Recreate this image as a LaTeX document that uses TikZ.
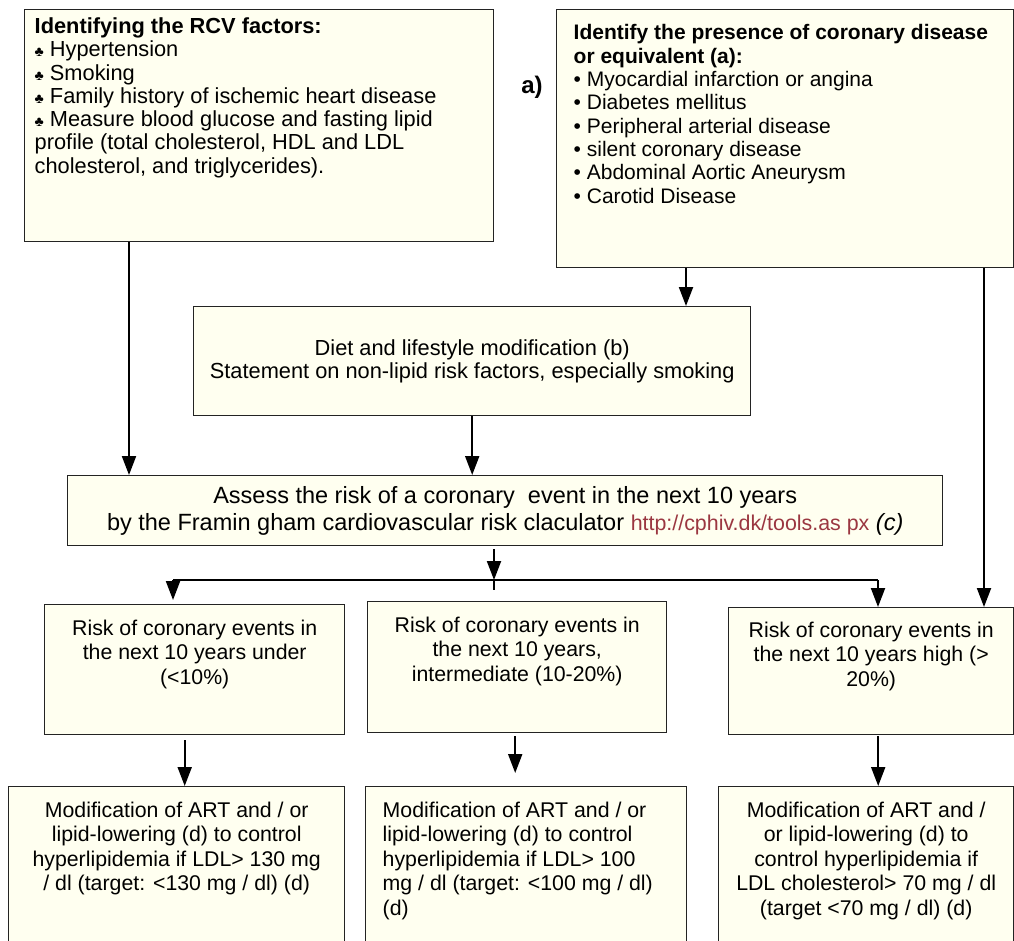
\documentclass[tikz,border=0pt]{standalone}
\usepackage{fontspec}
\setmainfont{Liberation Sans}
\usetikzlibrary{arrows.meta,calc}
\definecolor{cFill}{RGB}{255,255,240}
\definecolor{cEdge}{RGB}{35,35,35}
\definecolor{cLink}{RGB}{155,55,65}
\newcommand{\topbox}[3]{\parbox[t][#2][t]{#1}{#3}}
\newcommand{\clubmark}{{\fontsize{14}{14}\selectfont ♣}}

\begin{document}
\begin{tikzpicture}[x=1pt,y=-1pt,
  box/.style={draw=cEdge,fill=cFill,line width=1.4pt,anchor=north west,inner sep=0pt},
  txt/.style={font=\fontsize{21}{23.3}\selectfont},
  wide/.style={font=\fontsize{21.8}{23.3}\selectfont},
  small/.style={font=\fontsize{21.3}{24.5}\selectfont},
  arr/.style={-{Triangle[length=19pt,width=14pt]},line width=2pt},
  link/.style={line width=2pt}]
  \useasboundingbox (0,0) rectangle (1014,941);
  \clip (0,0) rectangle (1014,941);

  % top row
  \node[box,wide,inner xsep=10pt,inner ysep=8pt] (rcv) at (24,9)
    {\topbox{449pt}{216pt}{\raggedright
      \textbf{Identifying the RCV factors:}\\
      \clubmark\ Hypertension\\
      \clubmark\ Smoking\\
      \clubmark\ Family history of ischemic heart disease\\
      \clubmark\ Measure blood glucose and fasting lipid\\
      profile (total cholesterol, HDL and LDL\\
      cholesterol, and triglycerides).}};
  \node[font=\bfseries\fontsize{24}{24}\selectfont] (lbl) at (532,87) {a)};
  \node[box,txt,inner xsep=17pt,inner ysep=15pt] (cor) at (556,9)
    {\topbox{423pt}{228pt}{\raggedright
      \textbf{Identify the presence of coronary disease}\\
      \textbf{or equivalent (a):}\\
      • Myocardial infarction or angina\\
      • Diabetes mellitus\\
      • Peripheral arterial disease\\
      • silent coronary disease\\
      • Abdominal Aortic Aneurysm\\
      • Carotid Disease}};

  % middle
  \node[box,wide,minimum width=557pt,minimum height=109pt,align=center] (diet) at (193,306)
    {Diet and lifestyle modification (b)\\
     Statement on non-lipid risk factors, especially smoking};
  \node[box,font=\fontsize{23.5}{27}\selectfont,minimum width=875pt,minimum height=70pt,align=center] (assess) at (67,475)
    {Assess the risk of a coronary\ \ event in the next 10 years\\
     by the Framin gham cardiovascular risk claculator
     {\color{cLink}\fontsize{21.4}{27}\selectfont http://cphiv.dk/tools.as px} \textit{(c)}};

  % risk classes
  \node[box,small,inner ysep=15pt] (under) at (44,604)
    {\topbox{300pt}{100pt}{\centering
      Risk of coronary events in\\the next 10 years under\\(<10\%)}};
  \node[box,small,inner ysep=15pt] (inter) at (367,601)
    {\topbox{299pt}{101pt}{\centering
      Risk of coronary events in\\the next 10 years,\\intermediate (10-20\%)}};
  \node[box,small,inner ysep=14pt] (high) at (728,607)
    {\topbox{285pt}{99pt}{\centering
      Risk of coronary events in\\the next 10 years high (>\\20\%)}};

  % treatment targets
  \node[box,small,inner ysep=15pt] (low1) at (8,786)
    {\topbox{336pt}{144pt}{\centering
      Modification of ART and / or\\lipid-lowering (d) to control\\
      hyperlipidemia if LDL> 130 mg\\/ dl (target: <130 mg / dl) (d)}};
  \node[box,small,inner xsep=17pt,inner ysep=15pt] (low2) at (365,786)
    {\topbox{287pt}{144pt}{\raggedright
      Modification of ART and / or\\lipid-lowering (d) to control\\
      hyperlipidemia if LDL> 100\\mg / dl (target: <100 mg / dl)\\(d)}};
  \node[box,small,inner ysep=15pt] (low3) at (718,786)
    {\topbox{295pt}{144pt}{\centering
      Modification of ART and /\\or lipid-lowering (d) to\\control hyperlipidemia if\\
      LDL cholesterol> 70 mg / dl\\(target <70 mg / dl) (d)}};

  % connectors
  \draw[arr] ([xshift=105pt]rcv.south west) -- ([xshift=105pt]rcv.south west |- assess.north);
  \draw[arr] ([xshift=130pt]cor.south west) -- ([xshift=130pt]cor.south west |- diet.north);
  \draw[arr] ([xshift=428pt]cor.south west) -- ([xshift=428pt]cor.south west |- high.north);
  \draw[arr] (diet.south) -- (diet.south |- assess.north);
  \coordinate (split) at (494,580);
  \coordinate (brL) at (173,580);
  \coordinate (brR) at (878,580);
  \draw[arr,shorten <=3pt] (split |- assess.south) -- (split);
  \draw[link] (split) -- ++(0,10);
  \draw[link] (brL) -- (brR);
  \draw[arr,shorten >=4pt] (brL) -- (brL |- under.north);
  \draw[arr] (brR) -- (brR |- high.north);
  \draw[arr,shorten <=5pt] ([xshift=-10pt]under.south) -- ([xshift=-10pt]under.south |- low1.north);
  \draw[arr,shorten <=3pt,shorten >=13pt] ([xshift=-2pt]inter.south) -- ([xshift=-2pt]inter.south |- low2.north);
  \draw[arr,shorten <=1pt] ([xshift=7pt]high.south) -- ([xshift=7pt]high.south |- low3.north);
\end{tikzpicture}
\end{document}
::::::::::
### [AIM OF THE EXERCISE]
In this exercise, set down all of the data exactly, without the pictures.

### [RESPONSE TO THIS TASK]
Recreate this image as a LaTeX document that uses TikZ.
\documentclass[tikz,border=0pt]{standalone}
\usepackage{fontspec}
\setmainfont{Liberation Sans}
\usetikzlibrary{arrows.meta,calc}
\definecolor{cFill}{RGB}{255,255,240}
\definecolor{cEdge}{RGB}{35,35,35}
\definecolor{cLink}{RGB}{155,55,65}
\newcommand{\topbox}[3]{\parbox[t][#2][t]{#1}{#3}}
\newcommand{\clubmark}{{\fontsize{14}{14}\selectfont ♣}}

\begin{document}
\begin{tikzpicture}[x=1pt,y=-1pt,
  box/.style={draw=cEdge,fill=cFill,line width=1.4pt,anchor=north west,inner sep=0pt},
  txt/.style={font=\fontsize{21}{23.3}\selectfont},
  wide/.style={font=\fontsize{21.8}{23.3}\selectfont},
  small/.style={font=\fontsize{21.3}{24.5}\selectfont},
  arr/.style={-{Triangle[length=19pt,width=14pt]},line width=2pt},
  link/.style={line width=2pt}]
  \useasboundingbox (0,0) rectangle (1014,941);
  \clip (0,0) rectangle (1014,941);

  % top row
  \node[box,wide,inner xsep=10pt,inner ysep=8pt] (rcv) at (24,9)
    {\topbox{449pt}{216pt}{\raggedright
      \textbf{Identifying the RCV factors:}\\
      \clubmark\ Hypertension\\
      \clubmark\ Smoking\\
      \clubmark\ Family history of ischemic heart disease\\
      \clubmark\ Measure blood glucose and fasting lipid\\
      profile (total cholesterol, HDL and LDL\\
      cholesterol, and triglycerides).}};
  \node[font=\bfseries\fontsize{24}{24}\selectfont] (lbl) at (532,87) {a)};
  \node[box,txt,inner xsep=17pt,inner ysep=15pt] (cor) at (556,9)
    {\topbox{423pt}{228pt}{\raggedright
      \textbf{Identify the presence of coronary disease}\\
      \textbf{or equivalent (a):}\\
      • Myocardial infarction or angina\\
      • Diabetes mellitus\\
      • Peripheral arterial disease\\
      • silent coronary disease\\
      • Abdominal Aortic Aneurysm\\
      • Carotid Disease}};

  % middle
  \node[box,wide,minimum width=557pt,minimum height=109pt,align=center] (diet) at (193,306)
    {Diet and lifestyle modification (b)\\
     Statement on non-lipid risk factors, especially smoking};
  \node[box,font=\fontsize{23.5}{27}\selectfont,minimum width=875pt,minimum height=70pt,align=center] (assess) at (67,475)
    {Assess the risk of a coronary\ \ event in the next 10 years\\
     by the Framin gham cardiovascular risk claculator
     {\color{cLink}\fontsize{21.4}{27}\selectfont http://cphiv.dk/tools.as px} \textit{(c)}};

  % risk classes
  \node[box,small,inner ysep=15pt] (under) at (44,604)
    {\topbox{300pt}{100pt}{\centering
      Risk of coronary events in\\the next 10 years under\\(<10\%)}};
  \node[box,small,inner ysep=15pt] (inter) at (367,601)
    {\topbox{299pt}{101pt}{\centering
      Risk of coronary events in\\the next 10 years,\\intermediate (10-20\%)}};
  \node[box,small,inner ysep=14pt] (high) at (728,607)
    {\topbox{285pt}{99pt}{\centering
      Risk of coronary events in\\the next 10 years high (>\\20\%)}};

  % treatment targets
  \node[box,small,inner ysep=15pt] (low1) at (8,786)
    {\topbox{336pt}{144pt}{\centering
      Modification of ART and / or\\lipid-lowering (d) to control\\
      hyperlipidemia if LDL> 130 mg\\/ dl (target: <130 mg / dl) (d)}};
  \node[box,small,inner xsep=17pt,inner ysep=15pt] (low2) at (365,786)
    {\topbox{287pt}{144pt}{\raggedright
      Modification of ART and / or\\lipid-lowering (d) to control\\
      hyperlipidemia if LDL> 100\\mg / dl (target: <100 mg / dl)\\(d)}};
  \node[box,small,inner ysep=15pt] (low3) at (718,786)
    {\topbox{295pt}{144pt}{\centering
      Modification of ART and /\\or lipid-lowering (d) to\\control hyperlipidemia if\\
      LDL cholesterol> 70 mg / dl\\(target <70 mg / dl) (d)}};

  % connectors
  \draw[arr] ([xshift=105pt]rcv.south west) -- ([xshift=105pt]rcv.south west |- assess.north);
  \draw[arr] ([xshift=130pt]cor.south west) -- ([xshift=130pt]cor.south west |- diet.north);
  \draw[arr] ([xshift=428pt]cor.south west) -- ([xshift=428pt]cor.south west |- high.north);
  \draw[arr] (diet.south) -- (diet.south |- assess.north);
  \coordinate (split) at (494,580);
  \coordinate (brL) at (173,580);
  \coordinate (brR) at (878,580);
  \draw[arr,shorten <=3pt] (split |- assess.south) -- (split);
  \draw[link] (split) -- ++(0,10);
  \draw[link] (brL) -- (brR);
  \draw[arr,shorten >=4pt] (brL) -- (brL |- under.north);
  \draw[arr] (brR) -- (brR |- high.north);
  \draw[arr,shorten <=5pt] ([xshift=-10pt]under.south) -- ([xshift=-10pt]under.south |- low1.north);
  \draw[arr,shorten <=3pt,shorten >=13pt] ([xshift=-2pt]inter.south) -- ([xshift=-2pt]inter.south |- low2.north);
  \draw[arr,shorten <=1pt] ([xshift=7pt]high.south) -- ([xshift=7pt]high.south |- low3.north);
\end{tikzpicture}
\end{document}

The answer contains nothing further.